((

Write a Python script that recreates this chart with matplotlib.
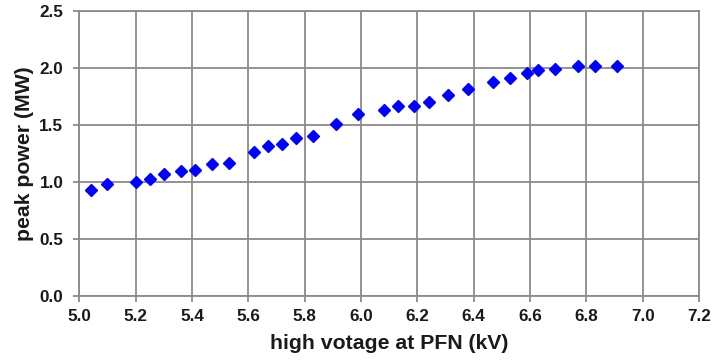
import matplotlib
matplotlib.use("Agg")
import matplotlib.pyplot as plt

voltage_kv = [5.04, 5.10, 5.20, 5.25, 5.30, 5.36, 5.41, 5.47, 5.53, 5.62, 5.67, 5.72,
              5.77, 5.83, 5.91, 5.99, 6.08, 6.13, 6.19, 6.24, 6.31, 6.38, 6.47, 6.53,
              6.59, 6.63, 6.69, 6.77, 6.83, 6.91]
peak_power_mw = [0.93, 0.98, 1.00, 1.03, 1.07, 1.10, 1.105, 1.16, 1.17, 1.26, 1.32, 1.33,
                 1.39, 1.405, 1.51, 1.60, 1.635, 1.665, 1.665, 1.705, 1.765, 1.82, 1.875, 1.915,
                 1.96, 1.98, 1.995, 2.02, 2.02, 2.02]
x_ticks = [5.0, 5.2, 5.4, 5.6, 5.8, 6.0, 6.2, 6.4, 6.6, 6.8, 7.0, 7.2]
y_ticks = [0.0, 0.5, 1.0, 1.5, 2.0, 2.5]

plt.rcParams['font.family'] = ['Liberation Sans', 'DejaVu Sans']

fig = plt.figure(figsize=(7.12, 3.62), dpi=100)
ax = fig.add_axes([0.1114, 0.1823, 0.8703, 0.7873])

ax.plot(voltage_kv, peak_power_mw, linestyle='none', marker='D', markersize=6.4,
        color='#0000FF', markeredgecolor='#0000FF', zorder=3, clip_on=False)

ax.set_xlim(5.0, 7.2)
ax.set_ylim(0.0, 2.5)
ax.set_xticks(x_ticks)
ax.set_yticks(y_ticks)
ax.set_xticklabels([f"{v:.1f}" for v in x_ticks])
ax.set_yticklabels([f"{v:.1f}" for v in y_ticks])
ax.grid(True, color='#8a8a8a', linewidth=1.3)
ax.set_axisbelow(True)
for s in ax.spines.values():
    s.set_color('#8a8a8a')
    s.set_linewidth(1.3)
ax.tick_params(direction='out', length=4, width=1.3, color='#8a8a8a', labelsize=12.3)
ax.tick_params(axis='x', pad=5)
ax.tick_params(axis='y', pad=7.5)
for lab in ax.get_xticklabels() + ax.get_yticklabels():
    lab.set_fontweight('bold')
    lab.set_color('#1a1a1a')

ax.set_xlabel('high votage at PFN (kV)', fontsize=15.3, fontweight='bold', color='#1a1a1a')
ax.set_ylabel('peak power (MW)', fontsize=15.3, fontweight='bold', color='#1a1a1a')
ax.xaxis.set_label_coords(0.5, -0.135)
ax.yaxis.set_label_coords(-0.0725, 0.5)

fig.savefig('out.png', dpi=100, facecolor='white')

))

▶ [TASK DESCRIPTION] Go from the first line of the listing to the line holding "import matplotlib.pyplot as plt" and, please, transcribe those lines exactly, both included, with no pictures.

▶ [SOLUTION TO THE PROBLEM]
Write a Python script that recreates this chart with matplotlib.
import matplotlib
matplotlib.use("Agg")
import matplotlib.pyplot as plt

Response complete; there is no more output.